I describe Stan’s daddy issues flippantly, but they’re pretty serious because he did intentionally kill his dad and then (maybe) accidentally killed his surrogate father figure, which kind of fucks him up for the whole movie. It doesn’t excuse him being shitty to his wife or conning people, but it kind of does explain why he doesn’t seem to have any qualms mentally attacking old men or conning them into giving him all their money. Not to be a psychologist, but it seems pretty obvious that he struggles with his desire to destroy the male figures around him, probably because of aggression towards his father.

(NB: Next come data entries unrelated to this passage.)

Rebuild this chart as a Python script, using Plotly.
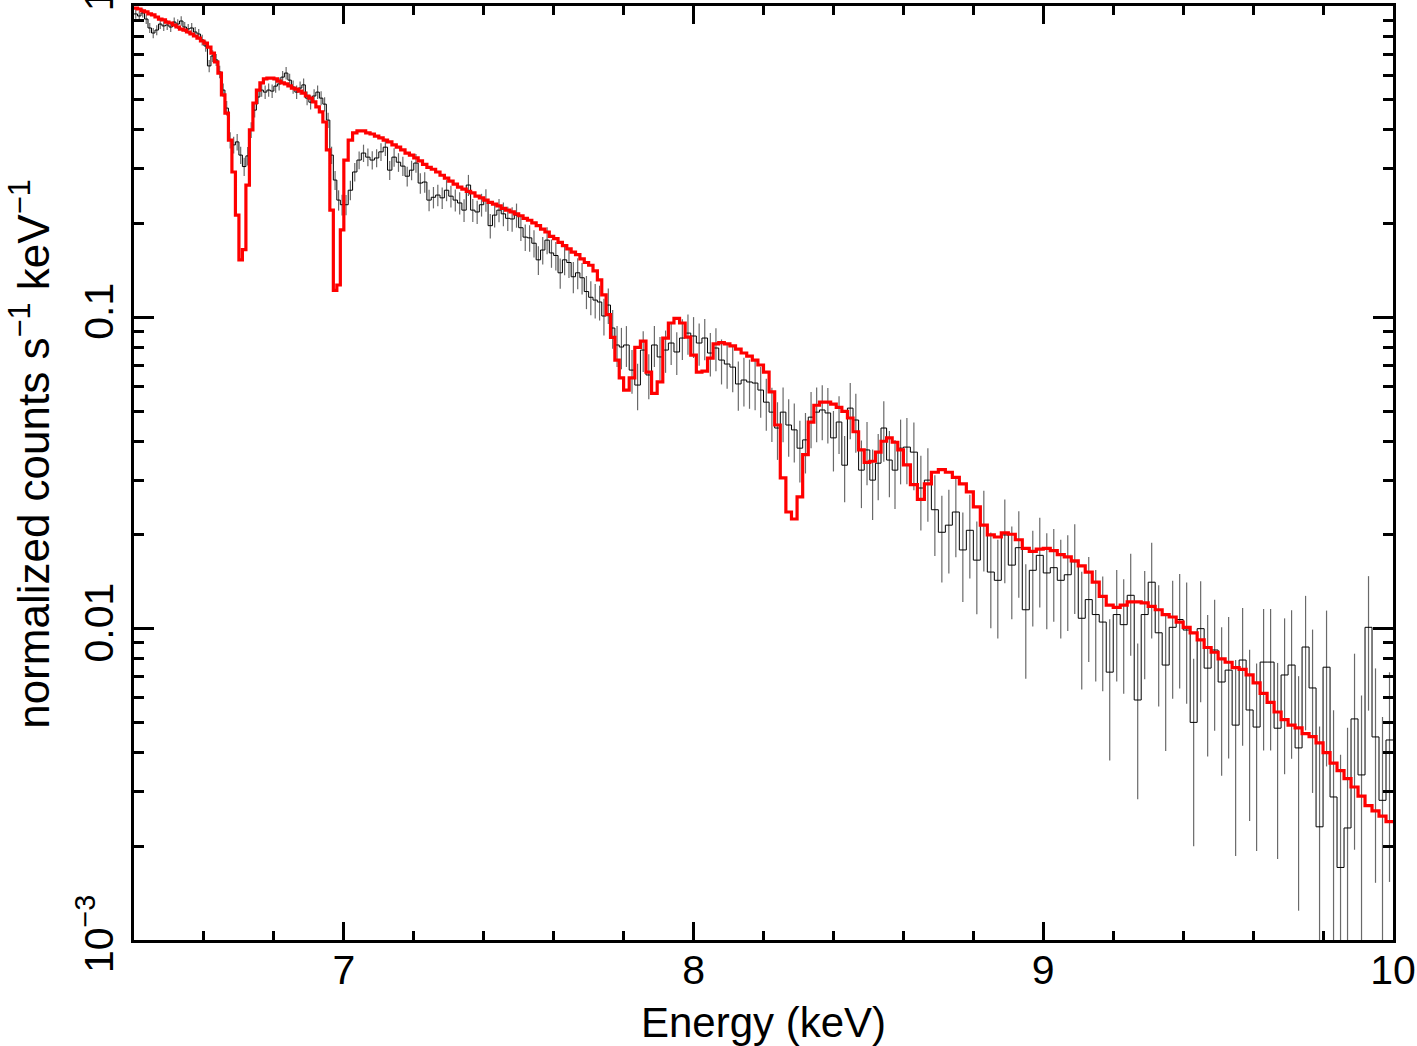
import numpy as np
import plotly.graph_objects as go

# ---- channel grid (bin groups: start, end, number of bins) ----
SEG_LO = [6.40, 7.00, 7.80, 8.60]
SEG_HI = [7.00, 7.80, 8.60, 10.00]
SEG_NBINS = [60, 64, 50, 70]

# ---- data (normalized counts s^-1 keV^-1) ----
data_a = [0.943,0.929,0.950,0.908,0.850,0.819,0.837,0.875,0.863,0.869,
          0.856,0.888,0.875,0.895,0.856,0.844,0.850,0.825,0.813,0.778,
          0.744,0.642,0.691,0.671,0.614,0.537,0.470,0.371,0.358,0.366,
          0.332,0.305,0.330,0.400,0.463,0.510,0.537,0.529,0.537,0.533,
          0.553,0.562,0.591,0.609,0.578,0.549,0.529,0.545,0.558,0.506,
          0.491,0.514,0.529,0.506,0.484,0.430,0.332,0.276,0.238,0.230]
data_b = [0.230,0.256,0.293,0.320,0.337,0.327,0.320,0.325,0.340,0.352,
          0.297,0.327,0.315,0.306,0.284,0.297,0.313,0.270,0.272,0.238,
          0.243,0.247,0.242,0.256,0.245,0.238,0.233,0.221,0.266,0.221,
          0.218,0.230,0.238,0.197,0.213,0.221,0.215,0.208,0.207,0.213,
          0.194,0.181,0.180,0.173,0.153,0.1645,0.177,0.161,0.158,0.139,
          0.153,0.150,0.135,0.139,0.134,0.121,0.116,0.1136,0.112,0.101,
          0.1095,0.0924,0.0815,0.0803]
data_c = [0.0815,0.0677,0.0606,0.0785,0.0653,0.0815,0.0746,0.0785,0.0827,0.0774,
          0.0858,0.0890,0.0871,0.0827,0.0858,0.0768,0.0797,0.0729,0.0708,0.0692,
          0.0611,0.0629,0.0620,0.0615,0.0584,0.0534,0.0496,0.0441,0.0496,0.0451,
          0.0435,0.0380,0.0404,0.0478,0.0496,0.0504,0.0493,0.0410,0.0461,0.0335,
          0.0511,0.0468,0.0323,0.0375,0.0300,0.0340,0.0441,0.0348,0.0323,0.0380]
data_d = [0.0383,0.0369,0.0283,0.0300,0.0241,0.0204,0.0215,0.0237,0.0179,0.0207,
          0.0166,0.0215,0.0152,0.0143,0.0200,0.0160,0.0182,0.0115,0.0154,0.0172,
          0.0151,0.0157,0.0143,0.0149,0.0164,0.0108,0.0124,0.0111,0.0105,0.00725,
          0.0111,0.0103,0.0128,0.0059,0.0111,0.0141,0.0097,0.00764,0.0101,0.0107,
          0.0099,0.0050,0.0100,0.00747,0.00854,0.00674,0.00736,0.0049,0.00793,0.00548,
          0.00483,0.00781,0.00781,0.00479,0.00710,0.00764,0.00414,0.00873,0.00645,0.00231,
          0.00752,0.00288,0.00171,0.00229,0.00513,0.00339,0.0101,0.00449,0.00281,0.00439]

# ---- relative 1-sigma errors of the data ----
relerr_a = [0.035,0.035,0.034,0.036,0.037,0.038,0.037,0.036,0.036,0.036,
            0.037,0.035,0.036,0.035,0.037,0.037,0.037,0.038,0.038,0.040,
            0.041,0.045,0.043,0.044,0.046,0.050,0.054,0.060,0.062,0.061,
            0.064,0.067,0.068,0.059,0.053,0.050,0.049,0.050,0.049,0.050,
            0.048,0.048,0.047,0.046,0.048,0.049,0.050,0.049,0.049,0.051,
            0.052,0.051,0.050,0.052,0.053,0.056,0.064,0.070,0.075,0.076]
relerr_b = [0.075,0.072,0.068,0.066,0.064,0.066,0.067,0.066,0.065,0.064,
            0.070,0.068,0.069,0.071,0.073,0.072,0.070,0.076,0.076,0.080,
            0.079,0.079,0.080,0.078,0.080,0.081,0.082,0.084,0.078,0.085,
            0.086,0.084,0.083,0.090,0.087,0.086,0.088,0.090,0.090,0.089,
            0.094,0.097,0.098,0.100,0.106,0.102,0.099,0.104,0.105,0.112,
            0.108,0.109,0.115,0.114,0.116,0.122,0.125,0.127,0.128,0.135,
            0.130,0.142,0.150,0.152]
relerr_c = [0.150,0.160,0.170,0.150,0.165,0.150,0.158,0.155,0.150,0.156,
            0.150,0.148,0.150,0.155,0.152,0.160,0.158,0.165,0.167,0.170,
            0.180,0.178,0.180,0.182,0.185,0.190,0.198,0.210,0.200,0.210,
            0.215,0.225,0.220,0.205,0.200,0.200,0.202,0.220,0.210,0.240,
            0.205,0.215,0.245,0.230,0.255,0.240,0.220,0.240,0.250,0.235]
relerr_d = [0.240,0.245,0.270,0.265,0.290,0.310,0.300,0.285,0.320,0.300,
            0.330,0.290,0.340,0.350,0.300,0.330,0.310,0.400,0.340,0.320,
            0.340,0.330,0.350,0.340,0.320,0.410,0.370,0.390,0.400,0.480,
            0.390,0.400,0.360,0.520,0.380,0.340,0.420,0.470,0.410,0.400,
            0.420,0.600,0.420,0.480,0.450,0.500,0.480,0.620,0.470,0.560,
            0.600,0.480,0.480,0.620,0.520,0.500,0.700,0.460,0.540,1.100,
            0.520,0.900,1.300,1.100,0.620,0.800,0.460,0.660,0.850,0.650]

# ---- folded model ----
model_a = [0.985,0.978,0.964,0.957,0.943,0.936,0.922,0.908,0.902,0.888,
           0.882,0.869,0.856,0.843,0.837,0.825,0.813,0.801,0.789,0.772,
           0.760,0.738,0.706,0.661,0.609,0.518,0.453,0.371,0.293,0.213,
           0.153,0.165,0.266,0.400,0.488,0.537,0.566,0.583,0.587,0.587,
           0.583,0.574,0.566,0.562,0.554,0.545,0.541,0.533,0.525,0.514,
           0.506,0.492,0.474,0.457,0.424,0.345,0.221,0.122,0.127,0.191]
model_b = [0.320,0.371,0.391,0.397,0.397,0.391,0.388,0.382,0.377,0.371,
           0.366,0.358,0.352,0.345,0.337,0.332,0.325,0.318,0.310,0.303,
           0.299,0.293,0.286,0.280,0.274,0.268,0.262,0.258,0.254,0.251,
           0.245,0.242,0.238,0.234,0.231,0.228,0.224,0.221,0.218,0.215,
           0.212,0.208,0.205,0.201,0.197,0.192,0.188,0.182,0.179,0.174,
           0.170,0.166,0.162,0.159,0.154,0.150,0.147,0.141,0.132,0.118,
           0.102,0.0862,0.0729,0.0639]
model_c = [0.0584,0.0639,0.0801,0.0839,0.0667,0.0570,0.0620,0.0857,0.0959,0.0993,
           0.0959,0.0864,0.0756,0.0667,0.0672,0.0740,0.0822,0.0829,0.0822,0.0810,
           0.0791,0.0768,0.0751,0.0729,0.0703,0.0667,0.0576,0.0451,0.0305,0.0237,
           0.0225,0.0265,0.0362,0.0461,0.0522,0.0534,0.0534,0.0526,0.0514,0.0499,
           0.0475,0.0429,0.0375,0.0342,0.0345,0.0369,0.0400,0.0410,0.0397,0.0375]
model_d = [0.0336,0.0290,0.0260,0.0292,0.0318,0.0324,0.0318,0.0306,0.0292,0.0275,
           0.0246,0.0215,0.0200,0.0197,0.0203,0.0201,0.0193,0.0181,0.0177,0.0180,
           0.0181,0.0178,0.0173,0.0170,0.0165,0.0159,0.0152,0.0141,0.0127,0.0119,
           0.0117,0.0119,0.0122,0.0122,0.0121,0.0118,0.0115,0.0111,0.0109,0.0105,
           0.0101,0.0097,0.0092,0.0087,0.0084,0.0080,0.0078,0.0075,0.0074,0.0071,
           0.0067,0.0062,0.0058,0.0054,0.0051,0.0049,0.0048,0.0046,0.0045,0.0043,
           0.0040,0.0037,0.0035,0.0033,0.0031,0.0029,0.0027,0.0026,0.0025,0.0024]

x_tickvals = [7, 8, 9, 10]
y_tickvals = [1e-3, 1e-2, 1e-1, 1]
y_ticktext = ["10<sup>\u22123</sup>", "0.01", "0.1", "1"]

# ---- assemble ----
edges = [SEG_LO[0]]
for lo, hi, n in zip(SEG_LO, SEG_HI, SEG_NBINS):
    edges.extend(list(np.linspace(lo, hi, n + 1)[1:]))
edges = np.array(edges)
centers = 0.5 * (edges[:-1] + edges[1:])

data = np.array(data_a + data_b + data_c + data_d)
relerr = np.array(relerr_a + relerr_b + relerr_c + relerr_d)
model = np.array(model_a + model_b + model_c + model_d)
err = data * relerr

step_x = list(edges)
data_step_y = list(data) + [data[-1]]
model_step_y = list(model) + [model[-1]]

ex, ey = [], []
for c, v, e in zip(centers, data, err):
    lo = v - e
    if lo <= 0:
        lo = 1e-6
    ex += [c, c, None]
    ey += [lo, v + e, None]

fig = go.Figure()
fig.add_trace(go.Scatter(x=ex, y=ey, mode="lines",
                         line=dict(color="#6a6a6a", width=1.2),
                         hoverinfo="skip"))
fig.add_trace(go.Scatter(x=step_x, y=data_step_y, mode="lines",
                         line=dict(color="black", width=1, shape="hv")))
fig.add_trace(go.Scatter(x=step_x, y=model_step_y, mode="lines",
                         line=dict(color="#ff0000", width=3.2, shape="hv")))

FONT = "Liberation Sans, Arial, Helvetica, sans-serif"
fig.update_layout(
    width=1417, height=1046,
    margin=dict(l=134, r=24, t=6, b=106, autoexpand=False),
    plot_bgcolor="white", paper_bgcolor="white",
    showlegend=False,
    font=dict(family=FONT, size=41, color="black"),
    xaxis=dict(
        range=[6.4, 10], tickvals=x_tickvals, ticktext=[str(v) for v in x_tickvals],
        ticks="inside", ticklen=18, tickwidth=3, tickcolor="black",
        showline=True, linewidth=3, linecolor="black", mirror="allticks",
        showgrid=False, zeroline=False, automargin=False,
        tickfont=dict(size=41),
        ticklabelstandoff=-8,
        ticklabeloverflow="allow",
        minor=dict(ticks="inside", ticklen=9, tickwidth=3, tickcolor="black",
                   dtick=0.2, tick0=6.4, showgrid=False),
        title=dict(text="Energy (keV)", font=dict(size=42), standoff=24),
    ),
    yaxis=dict(
        type="log", range=[-3, 0],
        tickvals=y_tickvals, ticktext=y_ticktext, tickangle=-90,
        ticks="inside", ticklen=20, tickwidth=3, tickcolor="black",
        showline=True, linewidth=3, linecolor="black", mirror="allticks",
        showgrid=False, zeroline=False, automargin=False,
        tickfont=dict(size=41),
        ticklabelstandoff=2,
        ticklabeloverflow="allow",
        minor=dict(ticks="inside", ticklen=10, tickwidth=3, tickcolor="black",
                   tickvals=[m * 10.0 ** p for p in (-3, -2, -1) for m in range(2, 10)],
                   showgrid=False),
    ),
    annotations=[dict(
        text="normalized counts s<sup>\u22121</sup> keV<sup>\u22121</sup>",
        textangle=-90, xref="paper", yref="paper",
        x=-0.083, y=0.52, xanchor="center", yanchor="middle",
        showarrow=False, font=dict(family=FONT, size=44, color="black"),
    )],
)

fig.write_html("out.html")
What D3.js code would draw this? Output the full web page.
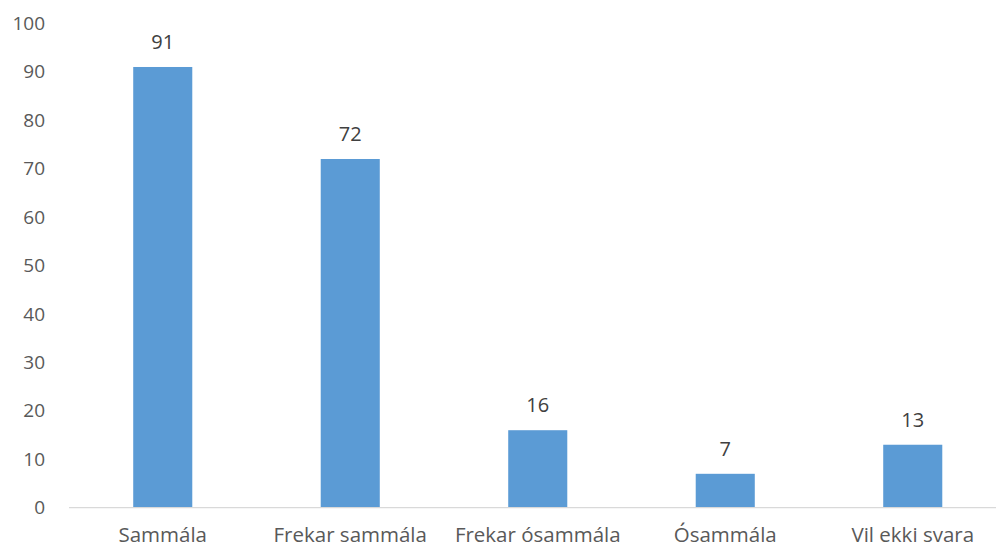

There’s almost no storyline in any piece of fiction in the entire history of the human race that is less interesting than “straight White man with daddy issues” (the only one that comes to mind is the dreaded “driving in the United States”), so I mention it not because it’s interesting or compelling or worth talking about, but because it segues into the movie’s focus on psychology, which is interesting. Talk therapy was getting really big around this time, and so was mentalism—two really fascinating psychological things were happening together around the same time, and it’s cool to see them kind of come together like this. They were almost always at odds even though lots of people bought into both of them, and so watching them come briefly together in this movie, but only in a destructive way, was kind of fun. Lilith Ritter feels like she’s probably a terrible therapist, but I would still go to her, probably.

But anyway, what’s interesting about this is that she does actually get at Stan’s daddy issues and gets him to talk about them in a way that’s sometimes interesting, and it really struck a chord with me. You’re not supposed to identify with Stan, but I really did, because he’s a fuckup in the same way that I am, and I appreciate that about him. The best movies are about the conflicts characters have, not about plots, and that’s ultimately why I think this movie succeeds.

Nightmare Alley has some problems, but overall I think it’s a really good movie. I enjoyed watching it, more than I expected to, to be honest. I recommend it.